Employment in IDA client companies has reached an all time high of just under 230,000 – and the majority of those jobs are located outside of Dublin.
Job creation results for 2018 published by the Industrial Development Authority also show a direct gain in employment from Brexit.
The agency says it has secured 55 investments that it directly links to Brexit, producing an estimated 4,500 jobs.
Much of the Brexit-related investment and jobs growth has been as a result of expansion at existing Irish based companies seeking to switch EU-related business activity out of the UK.
Leading names in the Brexit-related expansion include Bank of America, Morgan Stanley, Legal & General, Barclays, AXA XL, Thomson Reuters and Depository Trust and Clearing Company (DTCC).
Speaking on RTÉ's News at One, IDA CEO Martin Shanahan said he believes all investment decisions are being made against the backdrop of Brexit.
Employment Growth in IDA firms last year averaged 7%, compared with a national average of 3%.
This highest rate of jobs growth in IDA firms came in the Midlands region, which grew by 14%. The lowest rate of jobs growth was in the Border region, which grew by 3%.
Employment in the West grew by 8%, while the South East and Dublin both grew employment by 7%.
Total employment in the sector now stands at 229,057, with Dublin accounting for 96,760 of these jobs.
2019 sees the IDA marking its 70th anniversary. The agency claims about two thirds of the Corporation Tax paid in the State comes from IDA client companies. Their employees also pay about one third of the income tax, USC and PRSI raised in the State, as wages in the multinational sector tend to be significantly higher than in locally owned firms - €66,000 average for multinational companies, €46,402 for the national average.
The spend in the Irish economy from multinationals comprises of €11.7 billion in payroll, €7.5 billion in materials purchased, and capital spending on new buildings, machinery and equipment of €5.7 billion.
Since the recession there has been a renewed emphasis by the IDA on regional development and spreading inward investment around the country as much as possible.
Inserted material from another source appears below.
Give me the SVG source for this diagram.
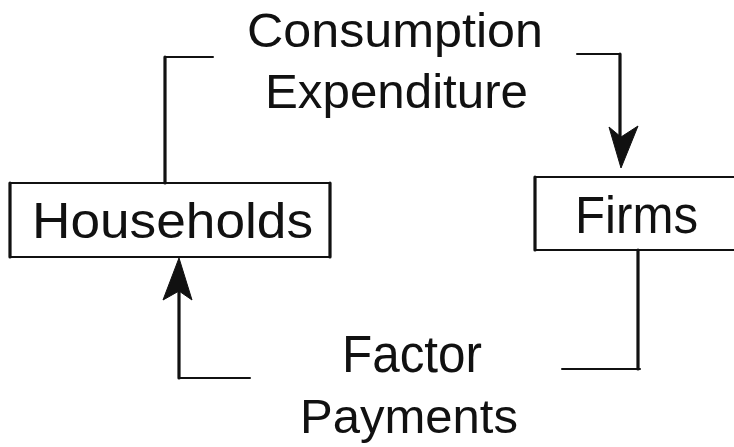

A five year plan, started four years ago, called the ‘Winning’ Strategy, has so far produced 407 Investments (out of a five year target of 475) for the regions and almost 27,000 net jobs have been added on the ground in locations outside Dublin.
To put that in context, an average of 102 investments were won annually by locations beyond Dublin, compared to an annual average of 69 under the previous strategy.
The Minister for Business, Enterprise and Innovation Heather Humphries said "I particularly welcome the gains made in deepening and growing investment outside of Ireland’s main cities, with the largest regional employment growth achieved in 17 years".
But in today’s report the IDA also reminds policy makers that Dublin remains a key region for Ireland's overall FDI strategy, and it needs to be kept attractive amidst growing international competition for what appears to be a stagnating amount of foreign investment.
Mr Shanahan said: "A strong capital city and strong regions are required to win investment. As IDA has said many times, continued investment in regional Ireland is essential. Our regions are in competition to win investment with the rest of the world, not with Dublin".
Looking to the coming year, The IDA chief executive said "While today’s figures are showing strong gains, there are many significant risks facing us in the future. Ireland is a small open trading economy and increased nationalism and protectionism is likely to have an impact on future FDI figures.
"10 years on from the financial crisis, the global economy continues to grow at a steady pace but the OECD says global GDP growth has peaked and is slowing on the back of weaker trade growth and less supportive monetary and fiscal policies.
"According to FDI Intelligence, global greenfield investment projects fell 1.1% in 2017, while at the same time investment into Ireland continued to grow. Ireland wins a much larger market share of European FDI than expected for its size. Ireland’s share of all FDI projects to the EU in 2017 was 5.4%, while Ireland’s share of EU GDP was just 1.9%.
"As we said last year, maintaining the competitiveness of the Irish economy remains absolutely essential. Issues that our clients are raising and that the National Competitiveness Council has also identified include: residential housing – availability and cost; skills; infrastructure investment; investment in the education sector and income tax levels at the higher marginal rate.
"Planned responses and initiatives already undertaken by Government in response to these issues and successful delivery of Project Ireland 2040 will assist in convincing investors of Ireland's continued commitment to maintaining competitiveness.
"Ireland must also prepare for a scenario where technology - Artificial Intelligence, machine learning and robotics - play an increased part in our working lives."